What shall be our mandate this election as people of faith? The breadth of Christian influence does not support a one-size-fits-all approach, nor should it. Each of us are called to our own unique relationship with The Divine that transcends self and becomes an extension of our lives in the greater world. Will our faith inspire or derail? Will it model the best and set aside the worst of who we claim to be? Imperfect faith has always been the norm throughout history, we should not be afraid to acknowledge our shortcomings. Any faith that declares itself perfected by God is suspect. There is good reason the framers of our constitution recognized the value of separation of church and state.
As we impatiently wait for answers that are slow in coming, seek the sacred areas in your life that sustain and support. Are they found in the daily routines of family and kinship? Will they appear in acts of compassion and kindness offered to others? Will the Creators hand be evident in the beauty of the fall colors or the anticipation of young children for whom the world is still exciting and fresh? Perhaps seeking the wisdom of our oldest generations is yet another life-giving avenue.

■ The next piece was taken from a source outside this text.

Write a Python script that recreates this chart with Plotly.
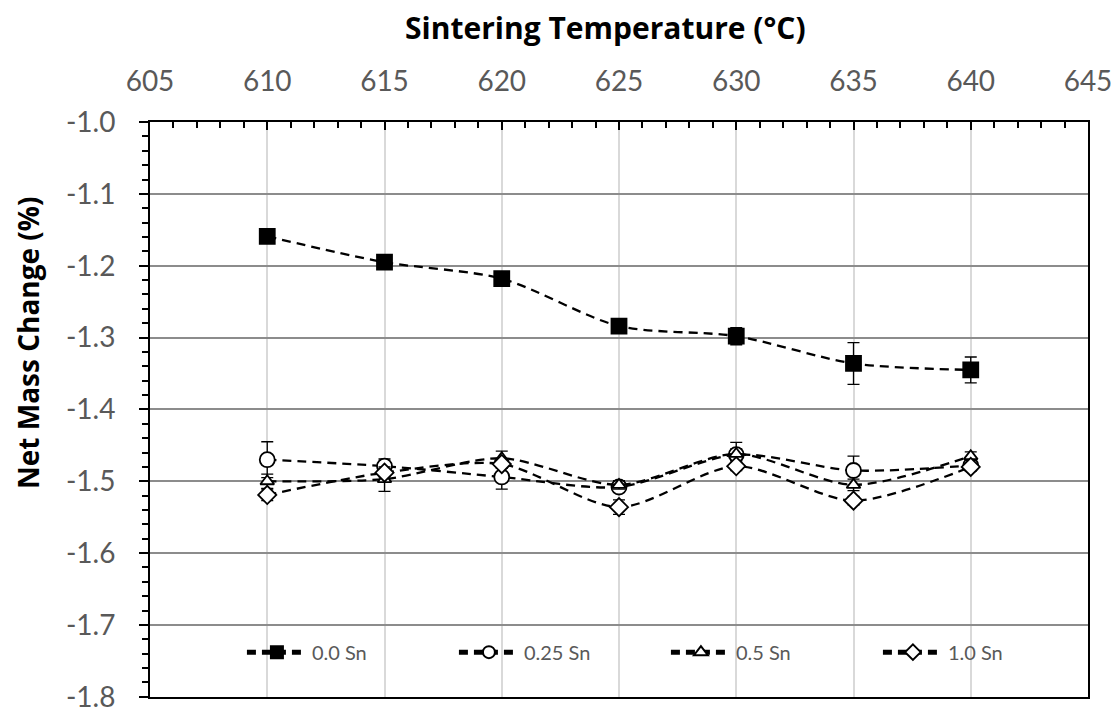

The Bible is filled with imaginative stories of longing that we can draw from to bolster our faith during trying times. Take solace in the fact that there is little new from the perspective of humanity that has not been tackled before. Although technology is present in ways not envisioned by previous generations, the human core remains, providing both challenge and hope for a better future. We are up to the task as history shows, but we must also be diligent in pursuit of goodness and kindness for all. “To the glory of God and our neighbor’s good” should resonate with all who desire a more faithful, faith-filled, and unselfish world.